Tuesday, July 22, 2014

Haitches

The Rain in Spain reduces me to giggles still.  Children have made it even funnier.  Their mispronunciations and grammatical faux pas butcher the English language as much as Audrey Hepburn's put-on Cockney.  True Cockney is as unintelligible as the Cajun coach on Waterboy, just pray you catch a few key words and are an apt student of body language.  It's your only hope.

Eliza's "haitches" are particularly hopeless and horrendous.  I love the etymological roots of our letter "H."  Is it a vowel or a consonant?  Haitch or aitch?  I'll refrain from indulging myself in a grown-up Sesame Street sing along for today's letter of the day, though it might be fun.  Is it an English major thing?  A book worm thing?  I get on a letter and brainstorm all of the words I like that begin with it.  Much like after reading Shakespeare, I have to check myself to keep from speaking in iambic pentameter.  Unless you need good wording for a child's birthday party, that shit's just annoying.  The patterns or words fascinate me--the rises and falls, the harmony and dissonance.

As I start working on revising my blog's look and purpose, I thought about why I named it Mississippi Hippie Mama.   Am I really a hippie?  What on earth is a Mississippi hippie?  Why even keep Mississippi in the title?  I haven't lived there in almost ten years.

Mississippi is in me.  You can't beat it out of me.  It's not going to gradually wear away with time.  It's just there.  It's a poor and proud little state.  It gets torn down by natural disasters and it's own internal turmoil and politics, but it hops right back up.  It's a brave and giving state.  It's got the best music in the world, the best food, the best people.  Have you ever thought of all of the talent that comes out of Mississippi--the musicians, the writers, the actors, the artists?

Mississippi stays.  Faulkner nailed it when he said, "To understand the world, you must first understand a place like Mississippi."  I cannot define myself or tell my story without Mississippi in all it's complexity.

I probably would have enjoyed some of the philosophies, people, and parties of San Francisco's Haight-Ashbury in the 60's, but I would have enjoyed the new Pucci boutique on the designer row as well.  That's a big part of why I say Mississippi hippie.  Every place we have lived, people ask where I'm originally from.  "Oh, you're a Jackson girl," they say like that explains it all.  What on earth?  Are we that distinct?  I don't wear heels and makeup every single day anymore. Does the Jackson cultural equivalent of Eliza's diphthong deficiency still linger?  Apparently so.
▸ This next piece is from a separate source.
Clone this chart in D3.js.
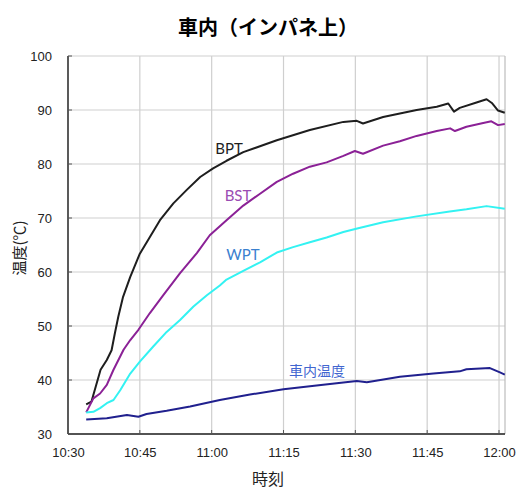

Yes, I like yoga, wear busted Birkenstocks, diffuse essential oils, ferment things on my granite countertops, breastfeed indefinitely, embrace informed decision making, forgo sunscreen for that vitamin D, sew clothes for my kids, hoard mason jars, have babies at home, use coconut oil for everything (yes, everything), cosleep, think GMOs are the great satan, and idealize "intentional living communities."  I also love red lipstick, designer denim, a good party, the internet, setting a pretty table, vampire novels, beer, Clorox, Miss Manners, angry rock and roll for running, interior design, monogrammed stationery, finger sandwiches, and codeine cough syrup when all else fails.

It's like wearing amber with pearls or a diamond drop, both of which I've done.  I'm not picking.  The H stays.  In fact, I don't love the word hippie.  It's kind of silly, maybe even a pejorative depending on who drops it as a word bomb.  Lots of other H's fit:

Healthy, holistic, happy, helpful, homemade, happy-go-lucky, honest, hausfrau, and harmony-craving.

I am also harsh, half-cocked, hurried, hormonal, hard-headed, hasty, and maybe a dash heretical.

Most of all I'm human.  If you can't find a seemingly irreconcilable difference within your predilections or preachings, dig a little deeper.   You are one of two things--a liar or a bore.  There is no neat, simple solution.  I'm both, two things diametrically opposed--southern traditionalist and non-conforming free-spirit.  Instead of, "If you can't say anything nice, come sit by me," my motto should be, "If you can't quite fit in, come sit by me."  I usually find a way to blend the overlapping edges just like a good eyeshadow application, shifting between circles like the outfit that can go from day to night out with a change of shoes.

Don't cram yourself into one teeny, limiting box.  That's just no fun.  Be complicated, be controversial, be genuine.

1 comment:

Sarah Denley said...

Hi there. A friend sent me a link to your blog and said it made her think of me. How right she was! Most every word of this was relatable. I feel like my life appears to be such a dichotomy sometimes- I loved giving birth naturally, I cloth diapered and made my own baby food and laundry detergent, and I breastfed past a year with my second. At the same time, I prefer jon jons and smocking to polo shirts and khakis on toddler boys and I love a bold lipstick and a big hat. And it all feels right because it feels like me. We're currently living in Brooklyn and it's amazing (as an aside, I think Haight-Ashbury would have been fabulous, as would being a Beatnik in the Village), but Mississippi stays.